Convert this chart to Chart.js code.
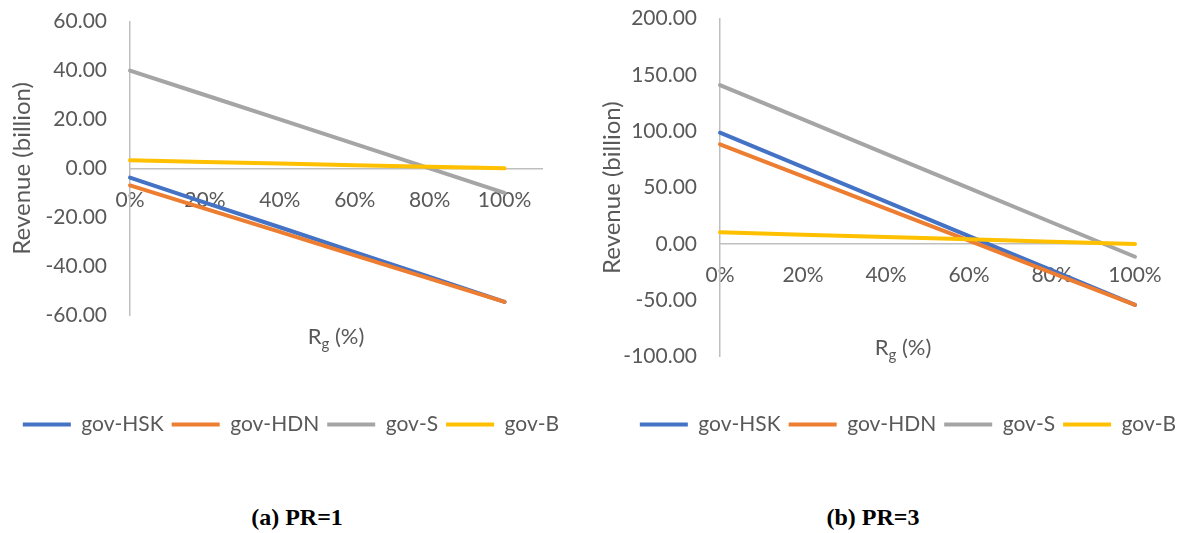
<!DOCTYPE html>
<html>
<head>
<meta charset="utf-8">
<script src="https://cdn.jsdelivr.net/npm/chart.js@4.4.0/dist/chart.umd.min.js"></script>
<style>
  html, body { margin: 0; overflow: hidden; }
  body { width: 1181px; height: 533px; background: #fff; position: relative; }
  .box { position: absolute; top: 0; height: 445px; }
  .cap { position: absolute; top: 504px; width: 240px; text-align: center;
         font: bold 24px "Liberation Serif", "Times New Roman", serif; color: #000; }
</style>
</head>
<body>
<div class="box" style="left:0;width:582px"><canvas id="chartA" width="582" height="445"></canvas></div>
<div class="box" style="left:590px;width:636px"><canvas id="chartB" width="636" height="445"></canvas></div>
<div class="cap" style="left:177px">(a) PR=1</div>
<div class="cap" style="left:753px">(b) PR=3</div>
<script>
// R_g levels (x axis), also used as the tick positions
const rgLevels = [0, 0.2, 0.4, 0.6, 0.8, 1.0];
const seriesNames = ['gov-HSK', 'gov-HDN', 'gov-S', 'gov-B'];
const seriesColors = ['#4472C4', '#ED7D31', '#A5A5A5', '#FFC000'];

// (a) PR=1
const hskA = [-3.8, -14.0, -24.1, -34.3, -44.4, -54.6];
const hdnA = [-7.0, -16.5, -26.0, -35.6, -45.1, -54.6];
const govSA = [40.0, 30.0, 20.0, 10.0, 0.0, -10.0];
const govBA = [3.3, 2.6, 2.0, 1.3, 0.7, 0.0];

// (b) PR=3
const hskB = [98.8, 68.2, 37.7, 7.1, -23.4, -54.0];
const hdnB = [88.5, 60.0, 31.5, 3.0, -25.5, -54.0];
const govSB = [141.1, 110.6, 80.1, 49.6, 19.1, -11.3];
const govBB = [10.4, 8.3, 6.2, 4.2, 2.1, 0.0];

Chart.defaults.font.family = 'Lato';
Chart.defaults.color = '#595959';

// draws "R" + subscript "g" + " (%)"
const rgTitle = {
  id: 'rgTitle',
  afterDraw(chart, args, opts) {
    const {ctx, chartArea} = chart;
    const cx = (chartArea.left + chartArea.right) / 2 + opts.dx;
    const cy = chartArea.bottom + opts.dy;
    ctx.save();
    ctx.fillStyle = '#595959';
    ctx.textBaseline = 'middle';
    ctx.textAlign = 'left';
    ctx.font = '22px Lato';
    const wR = ctx.measureText('R').width;
    const wP = ctx.measureText(' (%)').width;
    ctx.font = '15px Lato';
    const wG = ctx.measureText('g').width;
    let x = cx - (wR + wG + wP) / 2;
    ctx.font = '22px Lato';
    ctx.fillText('R', x, cy);
    x += wR;
    ctx.font = '15px Lato';
    ctx.fillText('g', x, cy + 7);
    x += wG;
    ctx.font = '22px Lato';
    ctx.fillText(' (%)', x, cy);
    ctx.restore();
  }
};

function makeChart(canvas, values, cfg) {
  const datasets = values.map((vals, i) => ({
    label: seriesNames[i],
    data: rgLevels.map((r, k) => ({x: r, y: vals[k]})),
    borderColor: seriesColors[i],
    backgroundColor: seriesColors[i],
    borderWidth: 4,
    borderCapStyle: 'round',
    pointRadius: 0,
    showLine: true,
    clip: false,
    order: 4 - i
  }));
  return new Chart(canvas, {
    type: 'scatter',
    data: {datasets},
    plugins: [rgTitle],
    options: {
      responsive: false,
      animation: false,
      layout: {padding: {top: cfg.top, left: 0, right: 0, bottom: 0}},
      plugins: {
        tooltip: {enabled: false},
        legend: {
          position: 'bottom',
          labels: {
            usePointStyle: true,
            pointStyle: 'line',
            pointStyleWidth: 48,
            padding: 8,
            color: '#595959',
            font: {size: 21},
            sort: (a, b) => a.datasetIndex - b.datasetIndex
          }
        },
        title: {
          display: true,
          position: 'bottom',
          weight: 500,
          text: '',
          font: {size: 10, lineHeight: 1},
          padding: {top: cfg.gap, bottom: 0}
        },
        rgTitle: {dx: cfg.rgDx, dy: cfg.rgDy}
      },
      scales: {
        x: {
          type: 'linear',
          position: {y: 0},
          min: 0,
          max: cfg.xMax,
          grid: {display: false, drawTicks: false},
          border: {display: true, color: '#BFBFBF', width: 1.5},
          afterBuildTicks: s => { s.ticks = rgLevels.map(v => ({value: v})); },
          afterFit: s => { s.paddingLeft = 0; s.paddingRight = 0; },
          ticks: {
            padding: 19,
            color: '#595959',
            font: {size: 21},
            maxRotation: 0,
            autoSkip: false,
            callback: v => Math.round(v * 100) + '%'
          }
        },
        y: {
          position: 'left',
          min: cfg.yMin,
          max: cfg.yMax,
          grid: {display: false, drawTicks: false},
          border: {display: true, color: '#BFBFBF', width: 1.5},
          afterFit: s => { s.width = 130; s.paddingTop = 0; s.paddingBottom = 0; },
          ticks: {
            stepSize: cfg.yStep,
            padding: 23,
            color: '#595959',
            font: {size: 21},
            callback: v => v.toFixed(2)
          },
          title: {
            display: true,
            text: 'Revenue (billion)',
            color: '#595959',
            font: {size: 24},
            padding: {top: 7.6, bottom: 0}
          }
        },
        // empty right-hand axis, only keeps the plot clear of the right edge
        yr: {
          type: 'linear',
          position: 'right',
          grid: {display: false, drawTicks: false},
          border: {display: false},
          ticks: {display: false},
          afterFit: s => { s.width = cfg.rightW; s.paddingTop = 0; s.paddingBottom = 0; }
        }
      }
    }
  });
}

makeChart(document.getElementById('chartA'), [hskA, hdnA, govSA, govBA], {
  top: 21.7, rightW: 40, gap: 81, xMax: 1.1,
  yMin: -60, yMax: 60, yStep: 20, rgDx: 0, rgDy: 22
});
makeChart(document.getElementById('chartB'), [hskB, hdnB, govSB, govBB], {
  top: 18.7, rightW: 91, gap: 39.3, xMax: 1.0,
  yMin: -100, yMax: 200, yStep: 50, rgDx: -24.5, rgDy: -9
});
</script>
</body>
</html>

#### AIM:
Give again exactly the lines running from the beginning of the material above through the line that contains "const govBA = [3.3, 2.6, 2.0, 1.3, 0.7, 0.0];", and leave out every picture.

#### FULL ANSWER:
Convert this chart to Chart.js code.
<!DOCTYPE html>
<html>
<head>
<meta charset="utf-8">
<script src="https://cdn.jsdelivr.net/npm/chart.js@4.4.0/dist/chart.umd.min.js"></script>
<style>
  html, body { margin: 0; overflow: hidden; }
  body { width: 1181px; height: 533px; background: #fff; position: relative; }
  .box { position: absolute; top: 0; height: 445px; }
  .cap { position: absolute; top: 504px; width: 240px; text-align: center;
         font: bold 24px "Liberation Serif", "Times New Roman", serif; color: #000; }
</style>
</head>
<body>
<div class="box" style="left:0;width:582px"><canvas id="chartA" width="582" height="445"></canvas></div>
<div class="box" style="left:590px;width:636px"><canvas id="chartB" width="636" height="445"></canvas></div>
<div class="cap" style="left:177px">(a) PR=1</div>
<div class="cap" style="left:753px">(b) PR=3</div>
<script>
// R_g levels (x axis), also used as the tick positions
const rgLevels = [0, 0.2, 0.4, 0.6, 0.8, 1.0];
const seriesNames = ['gov-HSK', 'gov-HDN', 'gov-S', 'gov-B'];
const seriesColors = ['#4472C4', '#ED7D31', '#A5A5A5', '#FFC000'];

// (a) PR=1
const hskA = [-3.8, -14.0, -24.1, -34.3, -44.4, -54.6];
const hdnA = [-7.0, -16.5, -26.0, -35.6, -45.1, -54.6];
const govSA = [40.0, 30.0, 20.0, 10.0, 0.0, -10.0];
const govBA = [3.3, 2.6, 2.0, 1.3, 0.7, 0.0];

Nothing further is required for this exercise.